Christie sidestepped fiery rhetoric on abortion, but made clear that he had always been willing to “speak very frankly to people about the sanctity of life,” despite being an anti-abortion politician in a liberal state. He mocked Democrats for claiming the GOP was “intolerant” on social issues, accusing the other side of blocking pro-life speakers from its national conventions while Republicans showcased pro-choice leaders like Condoleezza Rice.

The meat of his speech, however, concerned his record on the economy, education, crime, and addiction. He described how his administration is trying to reform drug laws to expand treatment for non-violent addicts instead of jailing them. He told familiar stories about his battles with teachers unions to institute merit pay and expand charter schools.
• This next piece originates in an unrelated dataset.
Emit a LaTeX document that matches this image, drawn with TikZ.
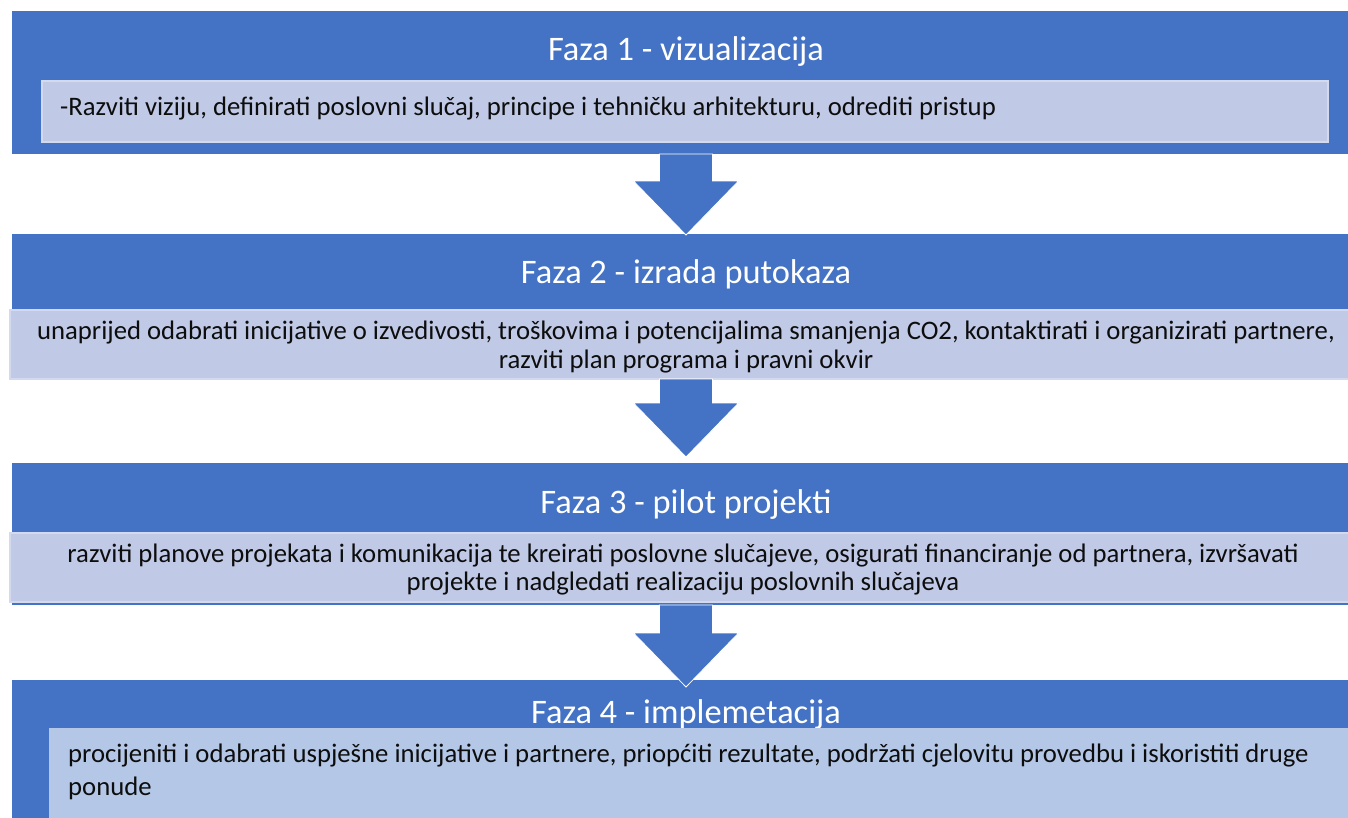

“We need to stand up for the hurt and the wounded, there needs to be a culture of life that Pope John Paul II talked about,” Christie said. “From the womb until natural death, we need to be there even for those who stumble and fall, to be there to lift them up. To me that’s the true meaning, the complete meaning, of being pro-life.”

Christie also offered a strong denunciation of President Obama’s record on foreign affairs, blaming crises in Syria, Iraq, and Ukraine on his failure to speak “profoundly and inspirationally about what America’s role is” in the world. Beyond that, he offered few direct policy prescriptions for resolving the various conflicts amid an intense debate over how to respond to the rapid rise of a Sunni insurgency in Iraq.

Christie was headed later Friday to New Hampshire, home to the first-in-the-nation presidential primary. 

By contrast, Rand Paul, the Kentucky senator who has clashed with the more hawkish Christie on national security in the past, attacked the administration for providing arms to rebels in Syria (a move many Republican hawks favor.) Paul claimed the weapons make their way to Islamic groups who were “intent on killing Christians.”

“The vast majority of Christians in Syria are on the opposite side of the war,” Paul said.

While Christie was considered a potential front runner for the GOP presidential nomination throughout 2013, his popularity has plummeted in national polls since the disclosure that top officials in his administration had closed traffic lanes on the George Washington Bridge in an alleged effort to punish a Democratic mayor for refusing to endorse his campaign.

Christie has denied any involvement, but the issue still hung over him at Friday’s event even months after the story broke. Radio host Michael Medved, the next speaker after Christie, made a joke about attendees being delayed due to bridge closings.

Santorum, a former Pennsylvania senator and one of the most prominent religious conservatives in the GOP, used his address to focus more on economic challenges, which he linked to a lack of stable two-parent homes.

“The first economy is the home,” he said. “And yet you see many people in our party and our movement who don’t want to fight for the most basic institution that holds the family together and that’s the institution of marriage.”

Santorum has argued since 2012 that Mitt Romney lost the presidential race because of the party’s emphasis on corporations and Wall Street over average Americans, a case Santorum laid out in a new book titled "Blue Collar Conservatives." Recently he came out in support of a minimum wage increase, an issue Democrats have made a centerpiece of their 2014 campaign messages. 

“We need to have an agenda that speaks across the economic spectrum,” he said. “We need to be the party of the worker, not just the party of business. We need to be the movement that says we want to make things in America again.”

Rep. Kevin McCarthy, R-Calif., the newly elected House majority leader, delivered a speech describing how he rose from a small business owner running a deli in his native Bakersfield to eventually representing the area in Congress. 

"I know we're frustrated," he said. "I hear the message, and I want to pledge this one item to you ... we will unite, we will have the courage to lead and the wisdom to listen, and we will turn this country back around."